The Mediation Team again pushed to include interactive activities in Step 3 instead of waiting to Step 4. Mr. Harrington noted that they barely have the Step Down program all rolled out, so they want to wait and see how things go with the present model before reconsidering Step 3. The Mediation Team noted while the administration in Sacramento is supportive of the new policy, the guards and other staff at the prison and floor level are often not supportive and do not implement the programming as planned. Mr. Harrington noted that what is at stake is a change of culture and that is difficult to manage. He said he beats the drum of the new message to the people below him, and they, in turn, to the Wardens, who in turn should oversee their staff.
The Mediation Team also asked about the Agreement to End Hostilities. CPF will publish the AEH in their newsletter indefinitely. We asked if any inmate could get in trouble for promoting peace among racial or geographical groups. Mr. Harrington said no, but the Mediation Team pointed to at least one case where a person promoting the agreement had that fact used against them in a disciplinary fashion.
Mr. Harrington noted that it has always been CDCR policy to have everyone programming and no hostilities among prisoners or prison groups, and that there is no reason for CDCR to promote this particular agreement.
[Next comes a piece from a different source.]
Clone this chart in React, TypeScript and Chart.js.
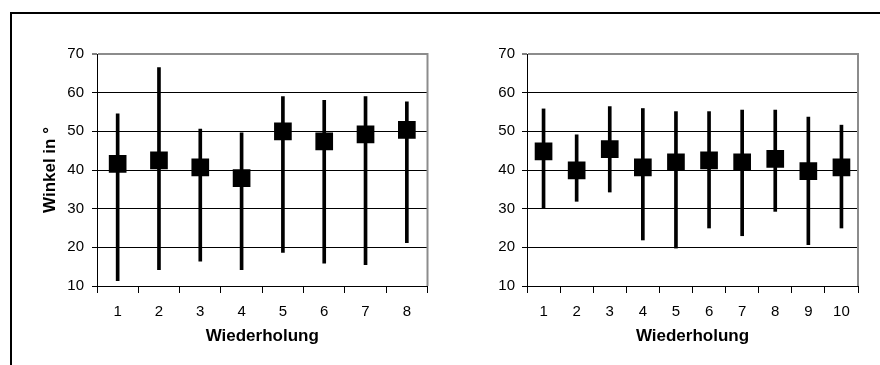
import React, { useEffect, useRef } from 'react';
import { Chart, registerables } from 'chart.js';

Chart.register(...registerables);

// ---- data ----
const categoriesLeft = ['1', '2', '3', '4', '5', '6', '7', '8'];
const meanLeft = [41.6, 42.5, 40.7, 37.9, 50.0, 47.4, 49.2, 50.4];
const highLeft = [54.5, 66.5, 50.6, 49.6, 59.0, 58.0, 59.0, 57.6];
const lowLeft = [11.4, 14.2, 16.4, 14.2, 18.7, 15.9, 15.5, 21.2];

const categoriesRight = ['1', '2', '3', '4', '5', '6', '7', '8', '9', '10'];
const meanRight = [44.8, 39.9, 45.4, 40.7, 42.0, 42.5, 42.0, 42.9, 39.7, 40.7];
const highRight = [55.8, 49.1, 56.4, 55.9, 55.1, 55.1, 55.5, 55.5, 53.7, 51.6];
const lowRight = [30.0, 31.9, 34.3, 21.9, 19.8, 25.0, 23.0, 29.3, 20.7, 25.0];

const yMin = 10;
const yMax = 70;
const yStep = 10;

const xTitleText = 'Wiederholung';
const yTitleText = 'Winkel in °';

const FONT = "'Liberation Sans', Arial, Helvetica, sans-serif";

const plotBorder = {
  id: 'plotBorder',
  beforeDatasetsDraw(chart: any) {
    const { ctx, chartArea } = chart;
    ctx.save();
    ctx.strokeStyle = '#8c8c8c';
    ctx.lineWidth = 2;
    ctx.beginPath();
    ctx.moveTo(chartArea.right, chartArea.top - 1);
    ctx.lineTo(chartArea.right, chartArea.bottom);
    ctx.stroke();
    ctx.restore();
  },
};

interface PanelSpec {
  cats: string[];
  means: number[];
  lows: number[];
  highs: number[];
  showYTitle: boolean;
  yWidth: number;
  yPad: number;
  padRight: number;
}

function buildConfig(p: PanelSpec): any {
  return {
    type: 'bar',
    data: {
      labels: p.cats,
      datasets: [
        {
          type: 'line',
          data: p.means,
          showLine: false,
          pointStyle: 'rect',
          pointRadius: 12.5,
          pointHoverRadius: 12.5,
          pointBackgroundColor: '#000',
          pointBorderColor: '#000',
          pointBorderWidth: 0,
          order: 0,
        },
        {
          type: 'bar',
          data: p.lows.map((l, i) => [l, p.highs[i]]),
          backgroundColor: '#000',
          borderWidth: 0,
          barThickness: 3,
          grouped: false,
          order: 1,
        },
      ],
    },
    options: {
      responsive: false,
      animation: false,
      events: [],
      layout: { padding: { left: 0, right: p.padRight, top: 54, bottom: 17 } },
      plugins: {
        legend: { display: false },
        tooltip: { enabled: false },
      },
      scales: {
        x: {
          type: 'category',
          offset: true,
          afterFit: (s: any) => {
            s.height = 62;
          },
          grid: {
            display: true,
            offset: true,
            drawOnChartArea: false,
            drawTicks: true,
            tickLength: 7,
            tickColor: '#000',
            tickWidth: 1,
          },
          border: { display: true, color: '#000', width: 1 },
          ticks: {
            color: '#000',
            font: { family: FONT, size: 15 },
            padding: 10,
            maxRotation: 0,
            autoSkip: false,
          },
          title: {
            display: true,
            text: xTitleText,
            color: '#000',
            font: { family: FONT, size: 17, weight: 'bold' },
            padding: { top: 0, bottom: 1 },
          },
        },
        y: {
          type: 'linear',
          min: yMin,
          max: yMax,
          afterFit: (s: any) => {
            s.width = p.yWidth;
          },
          grid: {
            display: true,
            drawOnChartArea: true,
            color: (c: any) => (c.tick && c.tick.value === yMax ? '#8c8c8c' : '#000'),
            lineWidth: (c: any) => (c.tick && c.tick.value === yMax ? 2 : 1),
            tickLength: 5,
            tickColor: '#000',
            tickWidth: 1,
          },
          border: { display: true, color: '#000', width: 1 },
          ticks: {
            stepSize: yStep,
            color: '#000',
            font: { family: FONT, size: 15 },
            padding: p.yPad,
          },
          title: {
            display: p.showYTitle,
            text: yTitleText,
            color: '#000',
            font: { family: FONT, size: 17, weight: 'bold' },
            padding: { top: 40, bottom: 0 },
          },
        },
      },
    },
    plugins: [plotBorder],
  };
}

function Panel({ left, spec }: { left: number; spec: PanelSpec }) {
  const ref = useRef<HTMLCanvasElement>(null);
  useEffect(() => {
    if (!ref.current) return;
    const chart = new Chart(ref.current, buildConfig(spec));
    return () => chart.destroy();
  }, []);
  return (
    <canvas
      ref={ref}
      width={440}
      height={365}
      style={{ position: 'absolute', left, top: 0, width: 440, height: 365, display: 'block' }}
    />
  );
}

export default function App() {
  return (
    <div
      style={{
        position: 'absolute',
        left: 0,
        top: 0,
        width: 880,
        height: 365,
        background: '#fff',
        overflow: 'hidden',
      }}
    >
      <div
        style={{
          position: 'absolute',
          left: 10,
          top: 12,
          width: 880,
          height: 360,
          borderTop: '2px solid #000',
          borderLeft: '2px solid #000',
          boxSizing: 'border-box',
        }}
      />
      <Panel
        left={0}
        spec={{
          cats: categoriesLeft,
          means: meanLeft,
          lows: lowLeft,
          highs: highLeft,
          showYTitle: true,
          yWidth: 97,
          yPad: 8,
          padRight: 1,
        }}
      />
      <Panel
        left={440}
        spec={{
          cats: categoriesRight,
          means: meanRight,
          lows: lowRight,
          highs: highRight,
          showYTitle: false,
          yWidth: 87,
          yPad: 7,
          padRight: 22,
        }}
      />
    </div>
  );
}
The Mediation Team asked for quarterly meetings, but Mr. Harrington was not willing to set a date. We expressed our satisfaction with the meetings and the fact that the men welcome any avenue by which the administration hears and addresses their concerns. They noted that the periodical meetings between the Warden and the reps at Pelican Bay continue. They also seemed satisfied with the meeting with us, but weren’t willing to commit to a regular time frame.